The “horrid and unnatural Rebellion and War,” as the Massachusetts legislature called the uprising, ended with a few small bangs and a whimper. And Americans killing each other.
Thomas Jefferson, hearing the news in Paris, wrote back to America,

“What signify a few lives lost in a century or two? The tree of liberty must be refreshed from time to time with the blood of patriots and tyrants. It is its natural manure.”

George Washington was not so philosophical. “Are your people mad?” an incredulous Washington wrote to one of his former aides in New England. The prospect of more Shays Rebellions provided the urgency for Washington, James Madison, and other “Framers” to collect in Philadelphia to draft the Constitution. The angry “teabaggers” of western Massachusetts had pressed America to become “a more perfect Union.”

“Shays’s Rebellion” was far from the first time populist anger boiled over violently in America. There had been numerous uprisings throughout colonial America in which the poor and powerless struck out at the earliest generation of American “Elites.” And populist anger has remained a constant throughout our history.
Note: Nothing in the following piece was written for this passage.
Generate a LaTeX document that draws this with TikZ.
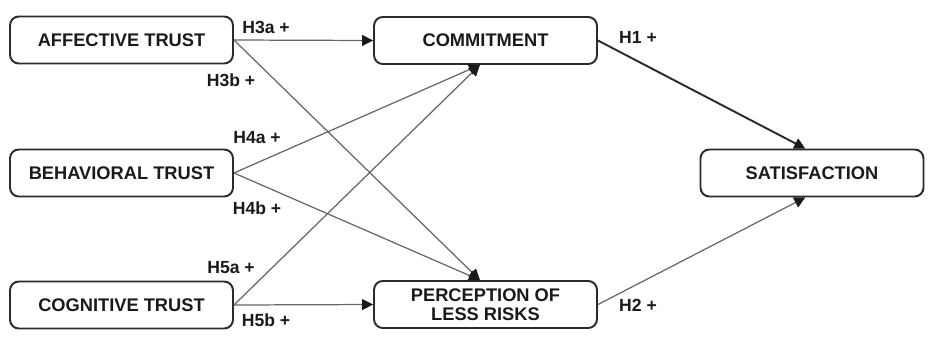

It is anger born of economic dislocation, but is often fueled by darker streaks — race and religion have frequently stoked the coals of populist rage. And these tales are usually untold in our schoolbooks. They don’t fit the tidy picture of American History.

In the past, populist movements like the “Tea baggers” have usually flamed hot before burning out –co-opted or absorbed by the major parties. Whether the fractious and increasingly fractured “Tea Party” is one more of these flameouts remains to be seen. But the history of populist anger is a real one. And as the Senate race results in Massachusetts –scene of Shays’s Rebellion– recently proved, people are mad. The bloodletting may be symbolic this time. But Jefferson’s “Tree of Liberty” may be refreshed with more political bloodshed before too long.